Plotting code records
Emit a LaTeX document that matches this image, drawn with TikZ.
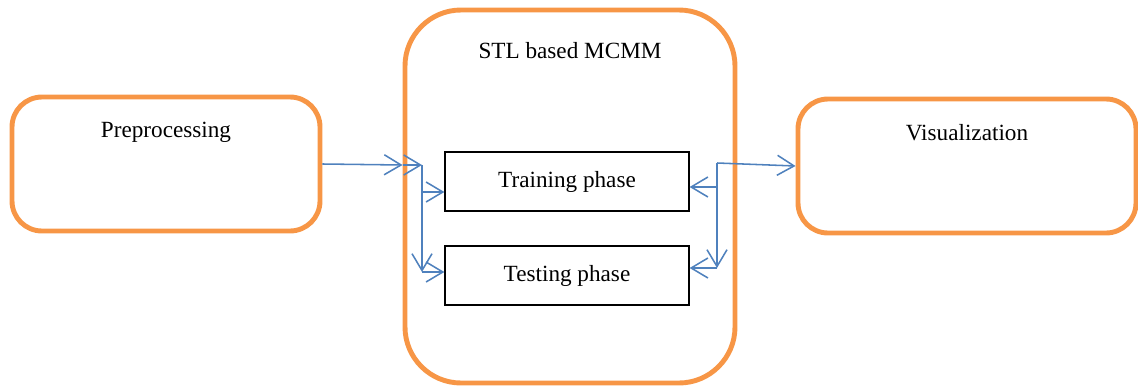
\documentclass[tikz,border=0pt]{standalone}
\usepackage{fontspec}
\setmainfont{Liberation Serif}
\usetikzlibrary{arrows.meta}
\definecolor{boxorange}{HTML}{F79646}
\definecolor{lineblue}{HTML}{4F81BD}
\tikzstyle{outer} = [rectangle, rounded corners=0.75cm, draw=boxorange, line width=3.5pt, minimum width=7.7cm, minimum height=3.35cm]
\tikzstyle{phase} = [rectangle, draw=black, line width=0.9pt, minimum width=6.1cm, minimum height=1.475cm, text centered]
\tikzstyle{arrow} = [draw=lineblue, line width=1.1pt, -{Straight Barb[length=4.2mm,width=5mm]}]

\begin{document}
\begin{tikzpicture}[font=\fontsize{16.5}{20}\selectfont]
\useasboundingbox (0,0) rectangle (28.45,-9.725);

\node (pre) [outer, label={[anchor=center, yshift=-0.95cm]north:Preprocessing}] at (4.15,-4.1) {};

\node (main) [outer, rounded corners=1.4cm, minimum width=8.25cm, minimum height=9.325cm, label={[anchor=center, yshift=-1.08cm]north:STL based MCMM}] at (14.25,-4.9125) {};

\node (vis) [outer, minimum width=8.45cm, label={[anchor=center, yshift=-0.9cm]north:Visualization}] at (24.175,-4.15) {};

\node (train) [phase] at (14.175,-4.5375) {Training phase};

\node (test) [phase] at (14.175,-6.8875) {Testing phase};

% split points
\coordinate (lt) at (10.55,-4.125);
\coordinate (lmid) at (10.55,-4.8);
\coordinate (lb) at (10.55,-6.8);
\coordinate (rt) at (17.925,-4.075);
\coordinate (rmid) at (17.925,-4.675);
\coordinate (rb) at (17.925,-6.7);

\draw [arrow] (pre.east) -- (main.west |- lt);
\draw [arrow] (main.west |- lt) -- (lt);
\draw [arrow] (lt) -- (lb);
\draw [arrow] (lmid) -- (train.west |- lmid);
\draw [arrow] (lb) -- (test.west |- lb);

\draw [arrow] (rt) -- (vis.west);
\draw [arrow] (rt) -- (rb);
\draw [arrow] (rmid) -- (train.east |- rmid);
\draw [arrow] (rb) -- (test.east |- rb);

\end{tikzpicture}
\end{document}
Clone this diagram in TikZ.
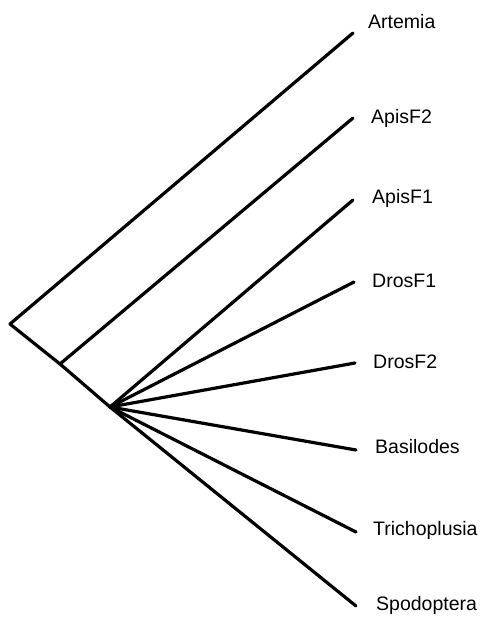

▶ **What to do**:
From the first line above down to the line with "(main) [outer, rounded", reproduce every line and no others, omitting pictures.

▶ **Solution to this problem**:
Emit a LaTeX document that matches this image, drawn with TikZ.
\documentclass[tikz,border=0pt]{standalone}
\usepackage{fontspec}
\setmainfont{Liberation Serif}
\usetikzlibrary{arrows.meta}
\definecolor{boxorange}{HTML}{F79646}
\definecolor{lineblue}{HTML}{4F81BD}
\tikzstyle{outer} = [rectangle, rounded corners=0.75cm, draw=boxorange, line width=3.5pt, minimum width=7.7cm, minimum height=3.35cm]
\tikzstyle{phase} = [rectangle, draw=black, line width=0.9pt, minimum width=6.1cm, minimum height=1.475cm, text centered]
\tikzstyle{arrow} = [draw=lineblue, line width=1.1pt, -{Straight Barb[length=4.2mm,width=5mm]}]

\begin{document}
\begin{tikzpicture}[font=\fontsize{16.5}{20}\selectfont]
\useasboundingbox (0,0) rectangle (28.45,-9.725);

\node (pre) [outer, label={[anchor=center, yshift=-0.95cm]north:Preprocessing}] at (4.15,-4.1) {};

\node (main) [outer, rounded corners=1.4cm, minimum width=8.25cm, minimum height=9.325cm, label={[anchor=center, yshift=-1.08cm]north:STL based MCMM}] at (14.25,-4.9125) {};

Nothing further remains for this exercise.